9 Free Resources That Can Help Your Grant Writing

Producing winning grant proposals requires knowledge and skills in various areas, including the ability to use software programs like Microsoft Word, interpret application guidelines, and write compelling prose.

There are multiple ways to build your skills in these areas. Many options, such as taking online or in-person courses, cost money or require having access to a mentor or tech expert. With money in short supply at most nonprofits, and the right mentor not always easy to come by, free resources for information and training are always good to have on hand.

Below are nine free resources that can help you create proposals that look better, contain better content, and employ more effective messaging.  While some of the items you may be familiar with and have bookmarked on your computer's browser, there may be a few you are not using...and possibly one or two that will surprise you.

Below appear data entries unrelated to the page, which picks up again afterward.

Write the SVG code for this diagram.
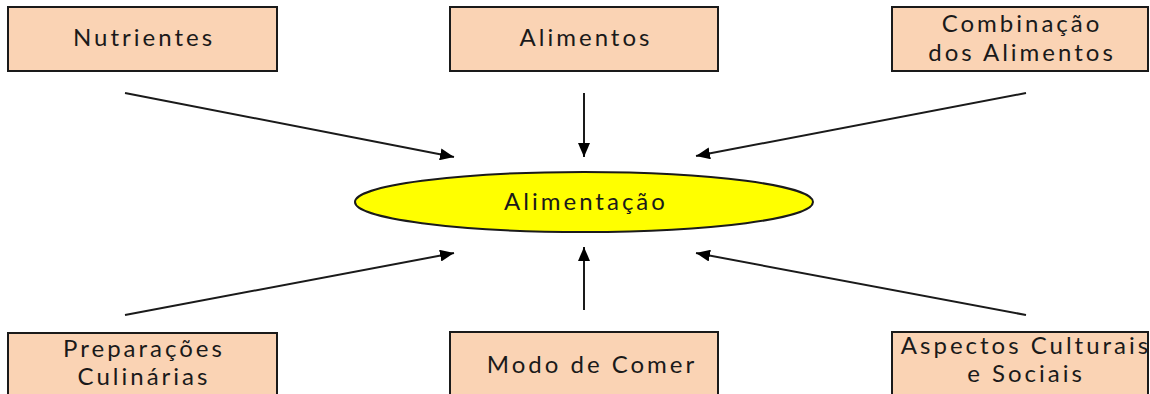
<svg xmlns="http://www.w3.org/2000/svg" width="1150" height="394" viewBox="0 0 1150 394">
<style>
.box{fill:#FAD3B4;stroke:#1a1a1a;stroke-width:2}
.t{font-family:Lato,"Open Sans","Liberation Sans",sans-serif;font-size:24px;fill:#1a1a1a;text-anchor:middle;letter-spacing:3px}
.c{stroke:#1a1a1a;stroke-width:2;fill:none;marker-end:url(#ah)}
</style>
<defs>
<marker id="ah" viewBox="0 0 14 12" refX="14" refY="6" markerWidth="14" markerHeight="12" markerUnits="userSpaceOnUse" orient="auto">
<path d="M0,0 L14,6 L0,12 z" fill="#000"/>
</marker>
</defs>
<rect width="1150" height="394" fill="#fff"/>
<g id="connectors">
<line class="c" x1="125" y1="93" x2="454" y2="157"/>
<line class="c" x1="584" y1="93" x2="584" y2="157"/>
<line class="c" x1="1026" y1="93" x2="696" y2="156"/>
<line class="c" x1="125" y1="315" x2="454" y2="253"/>
<line class="c" x1="584" y1="310" x2="584" y2="247"/>
<line class="c" x1="1026" y1="315" x2="696" y2="253"/>
</g>
<g id="n-nutrientes"><rect class="box" x="8" y="7" width="269" height="64"/><text class="t" x="144" y="46">Nutrientes</text></g>
<g id="n-alimentos"><rect class="box" x="450" y="7" width="268" height="64"/><text class="t" x="586" y="46">Alimentos</text></g>
<g id="n-combinacao"><rect class="box" x="892" y="7" width="256" height="64"/><text class="t" x="1022" y="32">Combinação</text><text class="t" x="1022" y="61">dos Alimentos</text></g>
<g id="n-alimentacao"><ellipse cx="584" cy="202" rx="229" ry="30" fill="#FFFF00" stroke="#1a1a1a" stroke-width="2"/><text class="t" x="586" y="210">Alimentação</text></g>
<g id="n-preparacoes"><rect class="box" x="8" y="333" width="269" height="64"/><text class="t" x="144" y="357">Preparações</text><text class="t" x="144" y="385">Culinárias</text></g>
<g id="n-modo"><rect class="box" x="450" y="332" width="268" height="64"/><text class="t" x="592" y="373">Modo de Comer</text></g>
<g id="n-aspectos"><rect class="box" x="892" y="332" width="256" height="64"/><text class="t" x="1026" y="354">Aspectos Culturais</text><text class="t" x="1026" y="382">e Sociais</text></g>
</svg>
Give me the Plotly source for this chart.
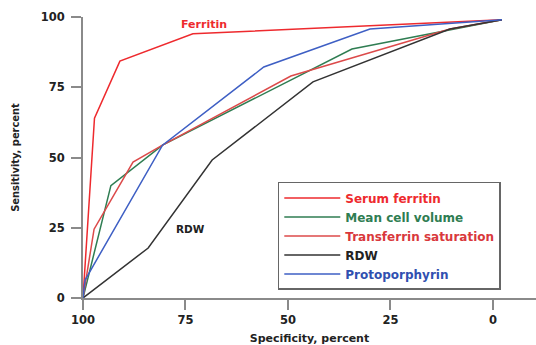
import plotly.graph_objects as go

# ---- data ----
ferritin_spec = [100, 97.2, 91.0, 73.2, -2.2]
ferritin_sens = [0, 64.0, 84.3, 94.0, 99.0]

mcv_spec = [100, 93.2, 80.6, 34.4, -2.2]
mcv_sens = [0, 40.0, 54.4, 88.6, 99.0]

tsat_spec = [100, 97.3, 87.8, 80.6, 49.3, 10.5, -2.2]
tsat_sens = [0, 24.5, 48.4, 54.4, 79.0, 95.7, 99.0]

rdw_spec = [100, 84.1, 68.5, 43.9, 10.5, -2.2]
rdw_sens = [0, 17.8, 49.1, 76.9, 95.7, 99.0]

proto_spec = [100, 99.5, 80.6, 55.9, 30.0, -2.2]
proto_sens = [0, 6.4, 54.4, 82.2, 95.7, 99.0]

x_ticks = [100, 75, 50, 25, 0]
y_ticks = [0, 25, 50, 75, 100]

C_FER = "#ee2a2e"
C_MCV = "#2f7d52"
C_TSAT = "#dc4a4a"
C_RDW = "#333333"
C_PROTO = "#3e5fc4"

FONT = "DejaVu Sans"

series = [
    ("Serum ferritin", ferritin_spec, ferritin_sens, C_FER, "#ee2a2e"),
    ("Mean cell volume", mcv_spec, mcv_sens, C_MCV, "#2f7d52"),
    ("Transferrin saturation", tsat_spec, tsat_sens, C_TSAT, "#d9383c"),
    ("RDW", rdw_spec, rdw_sens, C_RDW, "#222222"),
    ("Protoporphyrin", proto_spec, proto_sens, C_PROTO, "#3050b0"),
]

fig = go.Figure()
for name, xs, ys, col, tcol in series:
    fig.add_trace(go.Scatter(
        x=xs, y=ys, mode="lines",
        line=dict(color=col, width=1.5),
        name=f"<span style='color:{tcol}'>{name}</span>",
    ))

fig.add_annotation(x=70.4, y=97.3, text="Ferritin", showarrow=False,
                   font=dict(family=FONT, size=11, color="#ee2a2e", weight="bold"))
fig.add_annotation(x=73.7, y=24.6, text="RDW", showarrow=False,
                   font=dict(family=FONT, size=10.5, color="#222222", weight="bold"))

axis_common = dict(
    showgrid=False, zeroline=False, showline=True,
    linecolor="#8a8a8a", linewidth=2,
    ticks="outside", ticklen=10, tickwidth=2, tickcolor="#8a8a8a",
    tickfont=dict(family=FONT, size=11.5, color="#222222", weight="bold"),
)

fig.update_xaxes(
    range=[100, -10.5], tickvals=x_ticks, ticktext=[str(v) for v in x_ticks],
    title=dict(text="Specificity, percent", standoff=17,
               font=dict(family=FONT, size=11, color="#222222", weight="bold")),
    **axis_common,
)
fig.update_yaxes(
    range=[0, 100], tickvals=y_ticks, ticktext=[str(v) for v in y_ticks],
    ticklabelstandoff=4,
    title=dict(text="Sensitivity, percent", standoff=19,
               font=dict(family="DejaVu Sans Condensed", size=11, color="#222222", weight="bold")),
    **axis_common,
)

fig.update_layout(
    width=536, height=345,
    margin=dict(l=83, r=0, t=17, b=47, autoexpand=False),
    plot_bgcolor="white", paper_bgcolor="white",
    showlegend=True,
    legend=dict(
        x=0.43, y=0.413, xanchor="left", yanchor="top",
        bordercolor="#666666", borderwidth=1.5, bgcolor="white",
        font=dict(family=FONT, size=12, weight="bold"),
        tracegroupgap=0, itemwidth=56,
    ),
)

# remove the default page margin so the figure fills the 536x345 window exactly
fig.write_html(
    "out.html",
    config={"displayModeBar": False},
    post_script="document.body.style.margin='0';document.body.style.overflow='hidden';",
)
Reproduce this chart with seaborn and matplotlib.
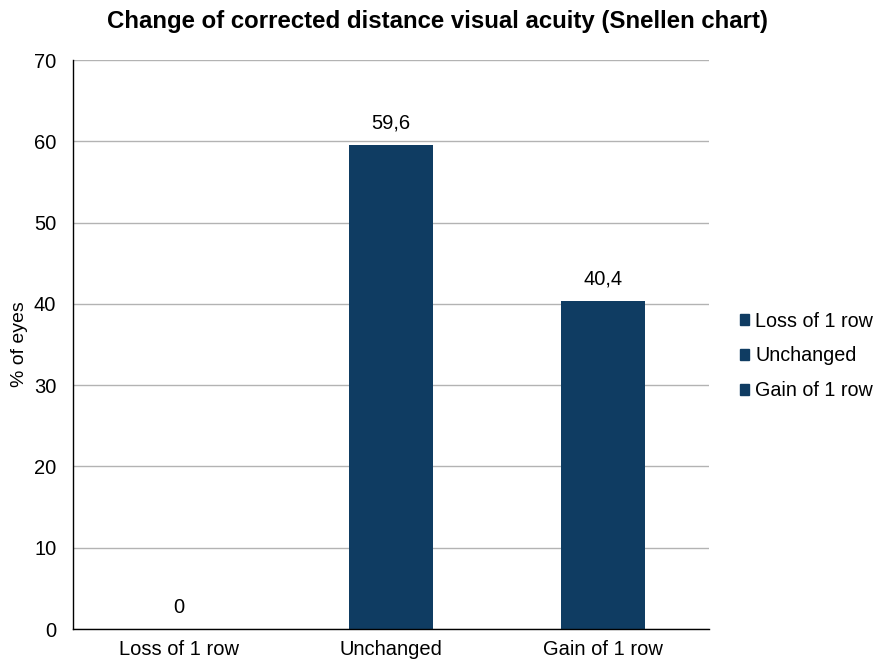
import matplotlib
matplotlib.use("Agg")
import matplotlib.pyplot as plt
import pandas as pd
import seaborn as sns

categories = ["Loss of 1 row", "Unchanged", "Gain of 1 row"]
values = [0, 59.6, 40.4]
value_labels = ["0", "59,6", "40,4"]

BAR_COLOR = "#0f3c62"


def main() -> None:
    sns.set_theme(style="white")
    plt.rcParams["font.family"] = ["Liberation Sans", "DejaVu Sans"]
    plt.rcParams["text.color"] = "black"
    plt.rcParams["axes.labelcolor"] = "black"

    frame = pd.DataFrame({"category": categories, "value": values})

    fig = plt.figure(figsize=(8.75, 6.64), dpi=100)
    ax = fig.add_axes([0.0834, 0.0527, 0.7269, 0.8569])
    sns.barplot(data=frame, x="category", y="value", hue="category",
                palette=[BAR_COLOR] * len(categories), width=0.4,
                saturation=1, linewidth=0, ax=ax, legend=False)

    ax.set_ylim(0, 70)
    ax.set_yticks(range(0, 71, 10))
    ax.yaxis.grid(True, color="#b3b3b3", linewidth=1)
    ax.set_axisbelow(True)
    ax.tick_params(axis="both", length=0, labelsize=14.5, colors="black")
    ax.tick_params(axis="y", pad=12)
    ax.tick_params(axis="x", pad=8)
    ax.set_xlabel("")
    ax.set_ylabel("% of eyes", fontsize=14, labelpad=4)
    for side in ["top", "right"]:
        ax.spines[side].set_visible(False)
    for side in ["left", "bottom"]:
        ax.spines[side].set_color("black")
        ax.spines[side].set_linewidth(1)

    for i, (v, lab) in enumerate(zip(values, value_labels)):
        ax.text(i, v + 1.5, lab, ha="center", va="bottom", fontsize=14.5)

    handles = [plt.Rectangle((0, 0), 1, 1, color=BAR_COLOR) for _ in categories]
    ax.legend(handles, categories, loc="center left", bbox_to_anchor=(1.048, 0.48),
              frameon=False, fontsize=14.2, handlelength=0.5, handleheight=0.5,
              handletextpad=0.3, labelspacing=0.8, borderaxespad=0, borderpad=0)

    fig.suptitle("Change of corrected distance visual acuity (Snellen chart)",
                 fontsize=17.3, fontweight="bold", x=0.5, y=0.985)
    fig.savefig("out.png", dpi=100)
    plt.close(fig)


if __name__ == "__main__":
    main()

  • Google Scholar:  Google Scholar is useful to identify scholarly literature (books, articles, professional association and university resources, etc.) that can help you document the scope of the problem your organization is attempting to solve.
  • Google:  If you do not have the funds to pay for a donor database, Google’s search engine can be used to identify potential funders for your project. Using Google isn’t as efficient as using a dedicated program such as the Foundation Center’s Foundation Directory Online, but it can be a place to start and will give you an idea of how many funders exist in your area of focus.
  • Microsoft: Microsoft offers tutorials on its full range of products, including Word, which is the word processing program most grant writers use.  Microsoft has an extensive collection of videos and written guidance. If you have the time to spend navigating its website, there is a good chance you will find the answers you need plus expert tips to make your work easier.
  • U.S. government resources: Many federal agencies have guidance documents and tutorials that explain how to apply for grants administered by the agency. You can also find guidance on the site grants.gov, which is the leading resource for identifying grant opportunities released by the U.S. government. If you are interested in applying for a federal grant, you should always look at the administering agency’s website in addition to grants.gov. The agency's website may have information about the evaluation process or additional application guidance. The National Institutes of Health, for example, has a section of its website dedicated to explaining the NIH grant process.
  • Pinterest: This may seem like a strange resource to include, but Pinterest has much more to offer than lifestyle photos. In fact, Pinterest has become so popular that the Eunice Kennedy Shriver National Institute of Child Health and Human Development recently began using Pinterest to broadcast public health messages.  A Pinterest search can uncover new grant writing and nonprofit resources you may not have heard of in addition to providing links to scholarly articles from resources you know and respect. Not surprisingly, Pinterest has lots of content on how to use social media effectively, including social media tips oriented toward the nonprofit sector. Pinterest is also a good resource for guidance on creating effective infographics. Additionally, a Pinterest search on "grant writing" or "grants" will show that Pinterest has this area covered too, with many pins on grants and grant writing and writing skills in general.
  • National Council of Nonprofits: The National Council of Nonprofits offers several resources useful to grant writers starting with a database of state-based nonprofit associations. Other resources include information on leadership, financial management, and fundraising. Grant writers may find the policy updates on federal grants and the links to external resources on budgeting especially helpful.
  • Universities: Universities—public and private—can be excellent resources for information about funding opportunities. Sometimes resources are restricted and require a university login to access, but often the information is publicly accessible. While you can do a Google search on a topic (e.g., “how to write a strong NIH application”) to see what university resources pop up in the search results, you can also experiment by going directly to a university’s website. If you are not sure which university website to visit, start with your alma mater or a local university. Searching under “office of sponsored research” will often pull up grant application guidance. You can also conduct a more targeted search by visiting the web pages of the academic departments related to your organization's area of focus; guidance to faculty in a particular field may apply equally well to a nonprofit grant writer.  For example, if you provide services to the mentally ill, you might look for grant application guidance on the web pages of a social work or psychology department.
  • Council on Foundations: The Council on Foundations is a nonprofit leadership association for grantmakers. It has a handful of resources on its website useful to grant seekers, one of which is a list of community foundations located in the U.S.
  • David A. Cox’s PC Courses Online: David Cox is a professional technology instructor who offers free, high-quality video tutorials on software for Macs and PCs. On his website and YouTube channel, you can find tutorials on a range of subjects from how to use Microsoft OneNote (and Evernote, a similar virtual notebook system) to tips on using Skype and Microsoft Windows.  The video tutorials are clear and practical and provide useful introductions to hardware and software. (For problem-solving a particular software problem, other resources, such as Microsoft’s tutorials, might be better.)

Thanks to the Internet, there are countless free resources to help you with grant writing. The only potential negative with using free resources is that it can take some time and dedication to find exactly what you need.